Start of Exercise material

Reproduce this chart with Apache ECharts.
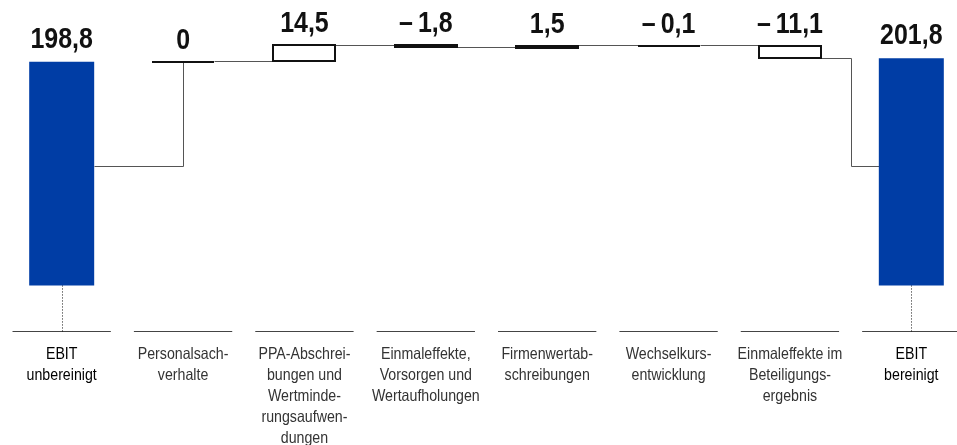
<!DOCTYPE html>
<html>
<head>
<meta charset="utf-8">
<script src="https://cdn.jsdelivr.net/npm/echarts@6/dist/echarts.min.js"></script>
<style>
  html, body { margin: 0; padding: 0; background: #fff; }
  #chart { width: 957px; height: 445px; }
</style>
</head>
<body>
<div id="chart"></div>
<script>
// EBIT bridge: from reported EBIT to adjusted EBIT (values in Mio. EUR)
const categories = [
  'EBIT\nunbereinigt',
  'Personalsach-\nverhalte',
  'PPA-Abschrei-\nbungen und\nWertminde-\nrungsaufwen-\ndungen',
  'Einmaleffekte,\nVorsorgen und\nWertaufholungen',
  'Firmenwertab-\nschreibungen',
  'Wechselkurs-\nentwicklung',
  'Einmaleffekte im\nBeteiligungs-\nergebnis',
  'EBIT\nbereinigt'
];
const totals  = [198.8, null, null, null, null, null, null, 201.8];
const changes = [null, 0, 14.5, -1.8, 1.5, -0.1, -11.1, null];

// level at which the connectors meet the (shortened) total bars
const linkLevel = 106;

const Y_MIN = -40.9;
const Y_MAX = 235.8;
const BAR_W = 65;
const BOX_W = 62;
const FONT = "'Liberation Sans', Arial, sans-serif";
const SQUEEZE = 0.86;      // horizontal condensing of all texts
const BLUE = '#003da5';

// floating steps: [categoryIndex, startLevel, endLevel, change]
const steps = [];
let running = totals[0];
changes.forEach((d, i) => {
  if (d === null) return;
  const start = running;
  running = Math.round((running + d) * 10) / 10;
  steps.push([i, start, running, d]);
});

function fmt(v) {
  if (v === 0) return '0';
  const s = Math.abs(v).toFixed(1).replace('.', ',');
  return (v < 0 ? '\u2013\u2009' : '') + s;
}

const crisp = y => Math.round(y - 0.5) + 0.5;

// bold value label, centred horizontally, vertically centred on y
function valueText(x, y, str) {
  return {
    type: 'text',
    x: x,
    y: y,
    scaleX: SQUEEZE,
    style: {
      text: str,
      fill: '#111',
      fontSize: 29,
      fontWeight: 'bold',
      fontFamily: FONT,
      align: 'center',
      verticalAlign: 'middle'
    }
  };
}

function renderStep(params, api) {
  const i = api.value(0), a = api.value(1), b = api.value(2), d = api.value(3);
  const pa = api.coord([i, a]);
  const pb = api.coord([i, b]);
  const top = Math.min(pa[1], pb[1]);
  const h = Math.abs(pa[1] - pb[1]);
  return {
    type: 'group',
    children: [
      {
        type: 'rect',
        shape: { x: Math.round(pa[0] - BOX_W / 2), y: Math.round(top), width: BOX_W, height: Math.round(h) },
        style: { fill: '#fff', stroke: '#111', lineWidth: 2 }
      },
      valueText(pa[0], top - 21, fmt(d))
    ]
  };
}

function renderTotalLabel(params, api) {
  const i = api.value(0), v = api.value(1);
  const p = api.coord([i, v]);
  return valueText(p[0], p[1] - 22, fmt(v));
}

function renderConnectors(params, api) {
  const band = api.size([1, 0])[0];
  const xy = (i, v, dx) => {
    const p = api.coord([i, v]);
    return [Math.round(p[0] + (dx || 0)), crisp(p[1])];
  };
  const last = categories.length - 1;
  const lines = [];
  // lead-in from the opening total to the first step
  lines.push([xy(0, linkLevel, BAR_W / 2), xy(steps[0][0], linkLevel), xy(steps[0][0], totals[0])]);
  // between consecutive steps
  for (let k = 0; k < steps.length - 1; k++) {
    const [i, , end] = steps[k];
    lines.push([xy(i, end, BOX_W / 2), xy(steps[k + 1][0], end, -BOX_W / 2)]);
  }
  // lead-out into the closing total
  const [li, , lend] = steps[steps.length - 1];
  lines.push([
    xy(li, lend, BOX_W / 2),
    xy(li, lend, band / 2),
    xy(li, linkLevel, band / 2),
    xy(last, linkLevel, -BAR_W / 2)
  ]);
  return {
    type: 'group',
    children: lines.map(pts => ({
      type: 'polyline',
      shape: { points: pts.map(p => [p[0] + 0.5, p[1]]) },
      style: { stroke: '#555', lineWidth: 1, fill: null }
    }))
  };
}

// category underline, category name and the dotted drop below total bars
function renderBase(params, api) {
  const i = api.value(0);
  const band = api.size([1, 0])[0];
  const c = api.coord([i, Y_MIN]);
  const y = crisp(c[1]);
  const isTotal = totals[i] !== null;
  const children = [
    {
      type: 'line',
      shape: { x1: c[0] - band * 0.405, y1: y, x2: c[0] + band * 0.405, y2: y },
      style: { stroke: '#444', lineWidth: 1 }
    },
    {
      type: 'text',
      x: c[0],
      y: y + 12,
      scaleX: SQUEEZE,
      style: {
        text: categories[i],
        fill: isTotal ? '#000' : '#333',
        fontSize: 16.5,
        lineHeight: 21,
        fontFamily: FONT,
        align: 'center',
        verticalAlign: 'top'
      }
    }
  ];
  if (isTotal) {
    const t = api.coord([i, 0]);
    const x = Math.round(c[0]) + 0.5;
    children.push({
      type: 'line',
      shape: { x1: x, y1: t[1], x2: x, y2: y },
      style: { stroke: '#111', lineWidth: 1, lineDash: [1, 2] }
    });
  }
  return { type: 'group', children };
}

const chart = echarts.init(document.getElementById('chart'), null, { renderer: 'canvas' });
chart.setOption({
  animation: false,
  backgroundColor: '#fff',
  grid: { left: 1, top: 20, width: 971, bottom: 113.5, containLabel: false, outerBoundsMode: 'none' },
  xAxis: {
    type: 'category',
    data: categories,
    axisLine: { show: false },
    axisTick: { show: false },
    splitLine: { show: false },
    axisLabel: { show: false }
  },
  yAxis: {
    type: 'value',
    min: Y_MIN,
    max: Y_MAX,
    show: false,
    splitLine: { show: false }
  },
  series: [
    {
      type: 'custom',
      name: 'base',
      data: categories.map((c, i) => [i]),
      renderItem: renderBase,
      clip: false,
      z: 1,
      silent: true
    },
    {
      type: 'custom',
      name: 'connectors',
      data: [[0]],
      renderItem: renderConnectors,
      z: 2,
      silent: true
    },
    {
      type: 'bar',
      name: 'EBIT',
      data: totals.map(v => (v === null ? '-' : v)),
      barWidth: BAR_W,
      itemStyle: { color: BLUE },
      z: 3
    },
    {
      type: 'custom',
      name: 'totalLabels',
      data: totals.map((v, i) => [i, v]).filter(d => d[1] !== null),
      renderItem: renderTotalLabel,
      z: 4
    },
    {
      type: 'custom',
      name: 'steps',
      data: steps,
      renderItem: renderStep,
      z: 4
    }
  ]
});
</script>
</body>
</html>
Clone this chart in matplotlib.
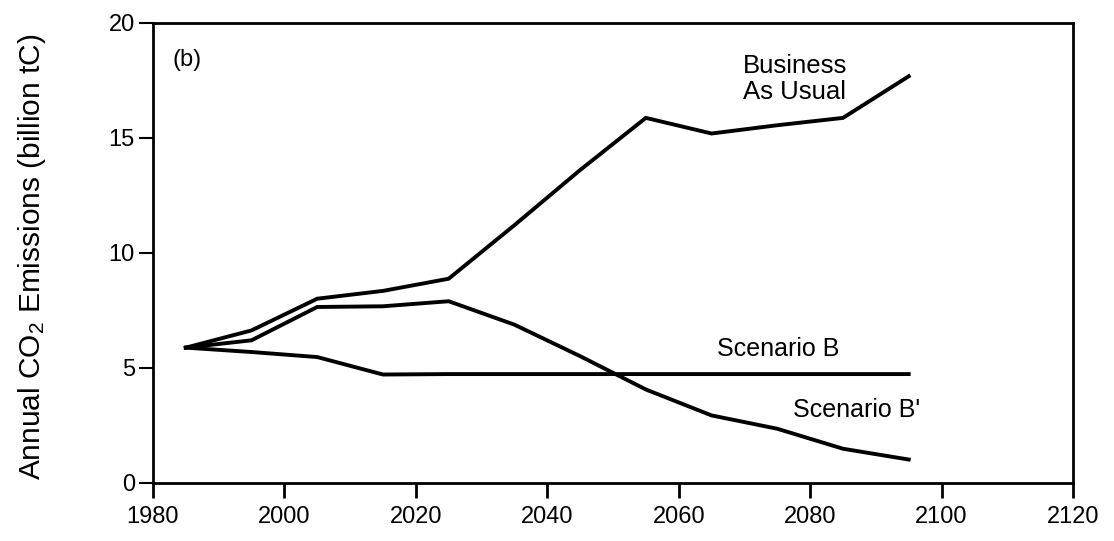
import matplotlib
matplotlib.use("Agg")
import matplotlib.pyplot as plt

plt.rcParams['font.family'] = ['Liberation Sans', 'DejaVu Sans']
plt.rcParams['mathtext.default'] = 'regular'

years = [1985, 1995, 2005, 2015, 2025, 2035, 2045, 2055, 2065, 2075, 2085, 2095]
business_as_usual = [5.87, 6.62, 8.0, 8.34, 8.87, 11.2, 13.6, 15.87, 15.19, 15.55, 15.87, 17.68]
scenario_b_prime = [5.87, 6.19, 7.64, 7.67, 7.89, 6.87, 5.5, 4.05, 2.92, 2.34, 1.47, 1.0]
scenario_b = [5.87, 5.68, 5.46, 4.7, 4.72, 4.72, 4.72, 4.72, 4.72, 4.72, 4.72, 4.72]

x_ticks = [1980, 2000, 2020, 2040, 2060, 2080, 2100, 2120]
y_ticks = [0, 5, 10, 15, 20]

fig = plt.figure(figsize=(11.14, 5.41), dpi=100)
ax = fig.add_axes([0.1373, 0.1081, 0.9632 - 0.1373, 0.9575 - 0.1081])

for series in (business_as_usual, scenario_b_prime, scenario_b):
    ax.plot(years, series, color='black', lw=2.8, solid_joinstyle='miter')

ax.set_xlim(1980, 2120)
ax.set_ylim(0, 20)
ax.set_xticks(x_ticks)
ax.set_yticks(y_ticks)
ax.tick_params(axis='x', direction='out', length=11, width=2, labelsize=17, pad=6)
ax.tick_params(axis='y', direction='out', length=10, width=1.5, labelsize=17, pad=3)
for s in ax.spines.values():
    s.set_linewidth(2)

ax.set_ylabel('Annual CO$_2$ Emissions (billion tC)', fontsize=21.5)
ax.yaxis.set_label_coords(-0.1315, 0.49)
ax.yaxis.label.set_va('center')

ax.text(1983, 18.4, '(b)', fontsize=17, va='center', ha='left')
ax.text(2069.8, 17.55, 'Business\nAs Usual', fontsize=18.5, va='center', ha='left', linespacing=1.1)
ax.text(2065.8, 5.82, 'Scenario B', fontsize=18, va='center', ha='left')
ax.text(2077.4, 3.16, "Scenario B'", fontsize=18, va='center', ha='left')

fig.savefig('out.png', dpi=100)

End of Exercise material
Start of Exercise material

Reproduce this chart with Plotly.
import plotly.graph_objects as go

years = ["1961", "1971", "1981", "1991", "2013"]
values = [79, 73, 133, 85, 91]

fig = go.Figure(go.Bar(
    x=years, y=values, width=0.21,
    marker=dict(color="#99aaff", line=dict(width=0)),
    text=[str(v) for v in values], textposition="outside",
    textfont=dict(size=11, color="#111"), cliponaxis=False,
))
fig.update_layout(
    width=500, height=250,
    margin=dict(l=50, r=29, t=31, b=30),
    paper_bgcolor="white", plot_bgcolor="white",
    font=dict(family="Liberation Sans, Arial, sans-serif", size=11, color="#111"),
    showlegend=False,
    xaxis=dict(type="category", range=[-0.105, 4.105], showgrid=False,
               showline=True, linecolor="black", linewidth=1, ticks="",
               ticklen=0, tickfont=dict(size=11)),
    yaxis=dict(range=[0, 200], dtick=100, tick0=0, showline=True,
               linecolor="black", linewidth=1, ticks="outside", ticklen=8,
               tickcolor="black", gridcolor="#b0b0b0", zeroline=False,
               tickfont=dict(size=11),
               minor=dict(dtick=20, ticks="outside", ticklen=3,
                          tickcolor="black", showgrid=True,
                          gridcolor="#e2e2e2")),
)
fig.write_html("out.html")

End of Exercise material
Start of Exercise material

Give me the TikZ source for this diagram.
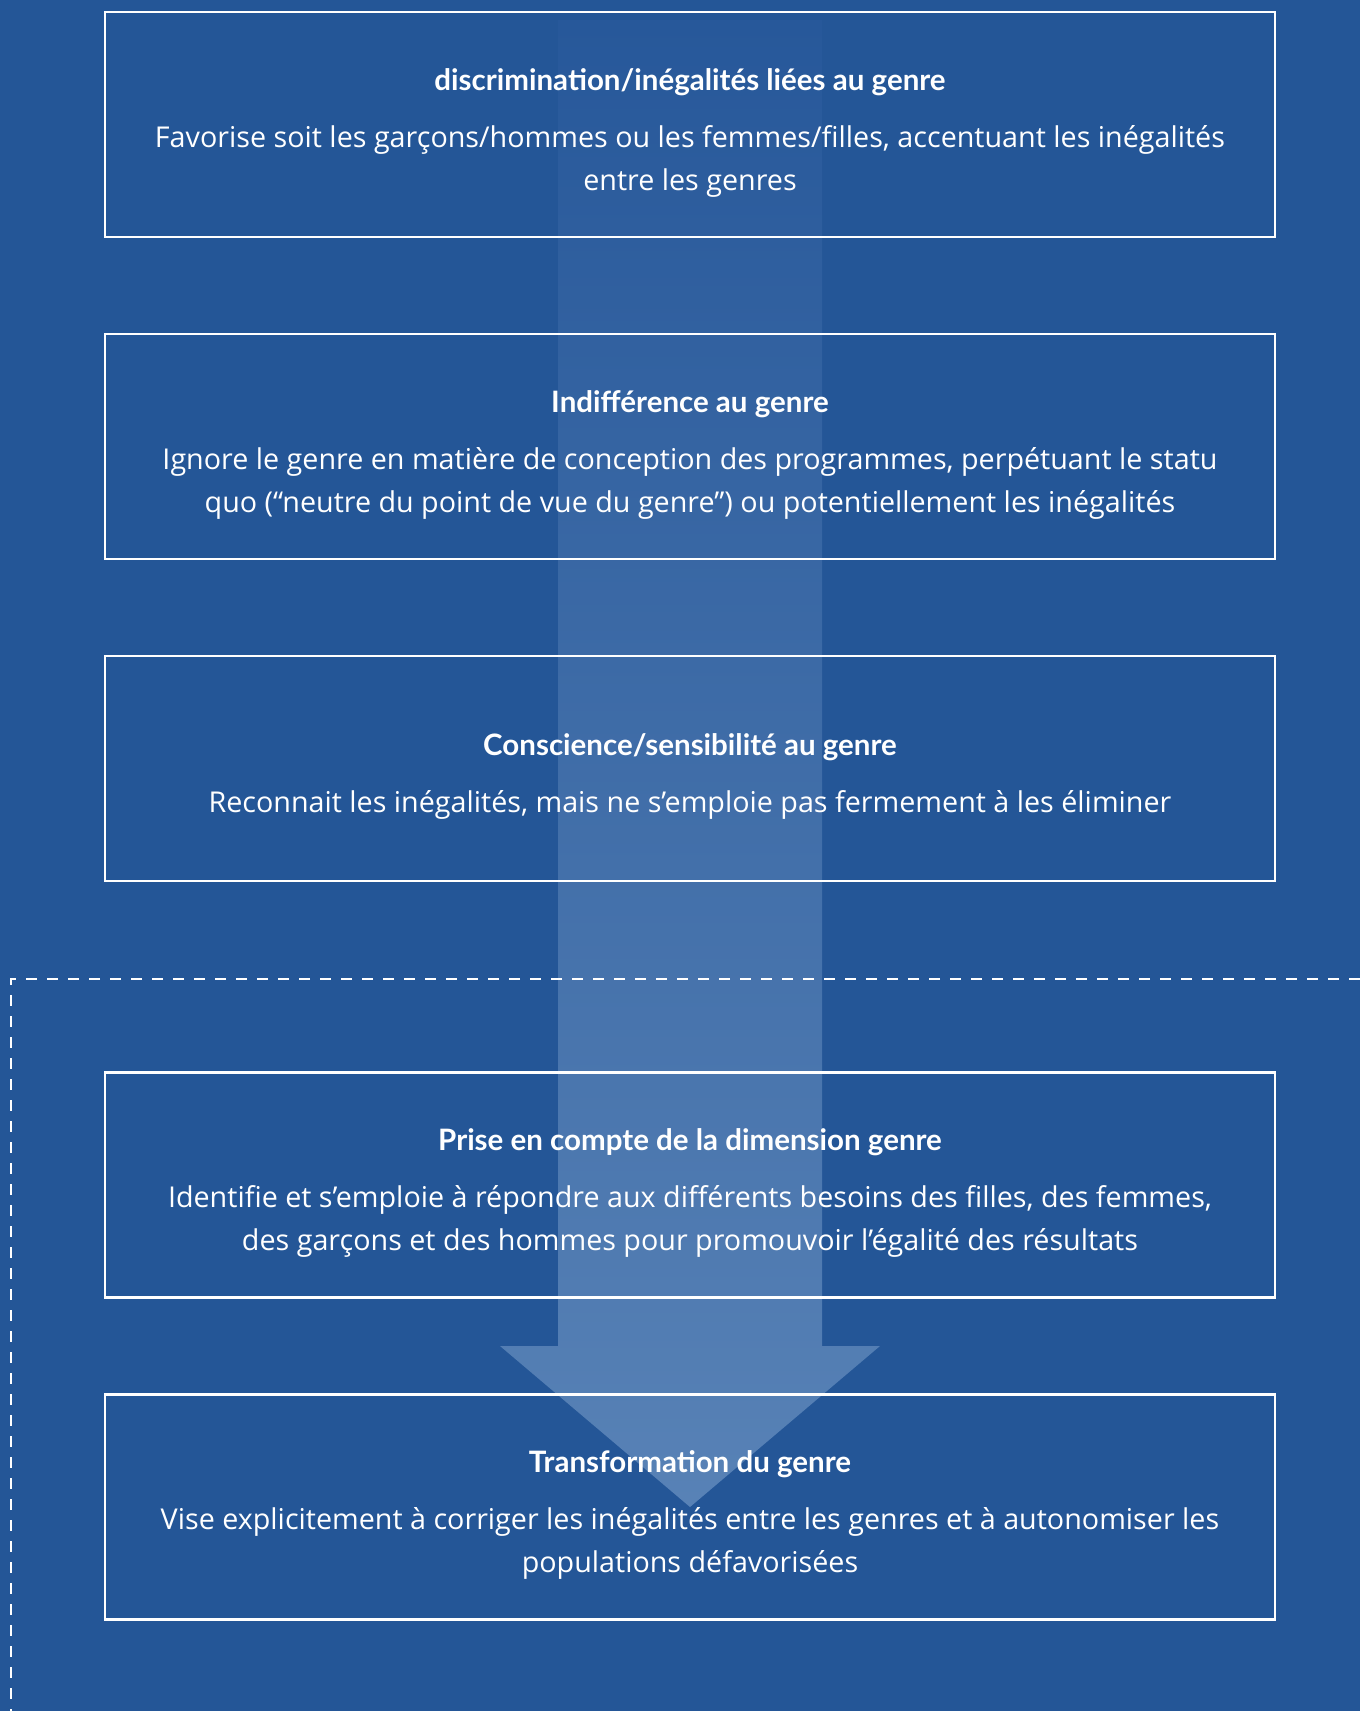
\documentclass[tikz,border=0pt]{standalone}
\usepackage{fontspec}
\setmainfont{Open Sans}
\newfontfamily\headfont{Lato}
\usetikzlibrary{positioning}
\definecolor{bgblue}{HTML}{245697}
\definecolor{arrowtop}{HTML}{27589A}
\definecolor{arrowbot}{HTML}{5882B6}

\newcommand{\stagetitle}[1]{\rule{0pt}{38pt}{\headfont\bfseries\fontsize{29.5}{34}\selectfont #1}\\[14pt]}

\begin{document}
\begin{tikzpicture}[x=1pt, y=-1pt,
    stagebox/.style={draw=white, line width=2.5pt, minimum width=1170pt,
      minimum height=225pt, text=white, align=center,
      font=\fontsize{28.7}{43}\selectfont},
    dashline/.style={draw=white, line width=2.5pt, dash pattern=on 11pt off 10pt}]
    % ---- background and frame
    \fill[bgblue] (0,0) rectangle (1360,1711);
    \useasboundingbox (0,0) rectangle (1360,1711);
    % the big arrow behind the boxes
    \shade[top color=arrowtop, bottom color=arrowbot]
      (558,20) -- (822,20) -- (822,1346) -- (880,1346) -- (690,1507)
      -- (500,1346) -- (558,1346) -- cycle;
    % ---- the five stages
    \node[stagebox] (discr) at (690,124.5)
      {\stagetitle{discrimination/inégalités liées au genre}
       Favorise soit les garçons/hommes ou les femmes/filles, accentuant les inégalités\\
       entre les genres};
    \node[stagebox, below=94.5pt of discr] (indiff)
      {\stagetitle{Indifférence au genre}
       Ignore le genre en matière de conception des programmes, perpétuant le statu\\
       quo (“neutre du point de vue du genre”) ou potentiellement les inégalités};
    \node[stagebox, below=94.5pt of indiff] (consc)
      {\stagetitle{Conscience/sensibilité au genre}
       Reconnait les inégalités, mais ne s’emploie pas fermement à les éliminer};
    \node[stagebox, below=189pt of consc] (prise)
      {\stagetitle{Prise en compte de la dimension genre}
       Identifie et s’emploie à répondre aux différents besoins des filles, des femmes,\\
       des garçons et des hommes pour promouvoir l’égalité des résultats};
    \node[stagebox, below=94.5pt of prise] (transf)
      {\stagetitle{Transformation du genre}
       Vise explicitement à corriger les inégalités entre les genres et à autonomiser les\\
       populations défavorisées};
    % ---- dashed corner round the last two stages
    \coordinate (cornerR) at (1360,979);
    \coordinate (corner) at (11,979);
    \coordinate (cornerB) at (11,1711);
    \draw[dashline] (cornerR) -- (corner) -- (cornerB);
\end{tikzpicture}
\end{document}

End of Exercise material

Your objective
Begin with the line that contains "Clone this chart in matplotlib.", end with the line that contains "plt.rcParams['mathtext.default'] = 'regular'", and set down every line in that range exactly as it stands, minus the pictures.

The reply
Clone this chart in matplotlib.
import matplotlib
matplotlib.use("Agg")
import matplotlib.pyplot as plt

plt.rcParams['font.family'] = ['Liberation Sans', 'DejaVu Sans']
plt.rcParams['mathtext.default'] = 'regular'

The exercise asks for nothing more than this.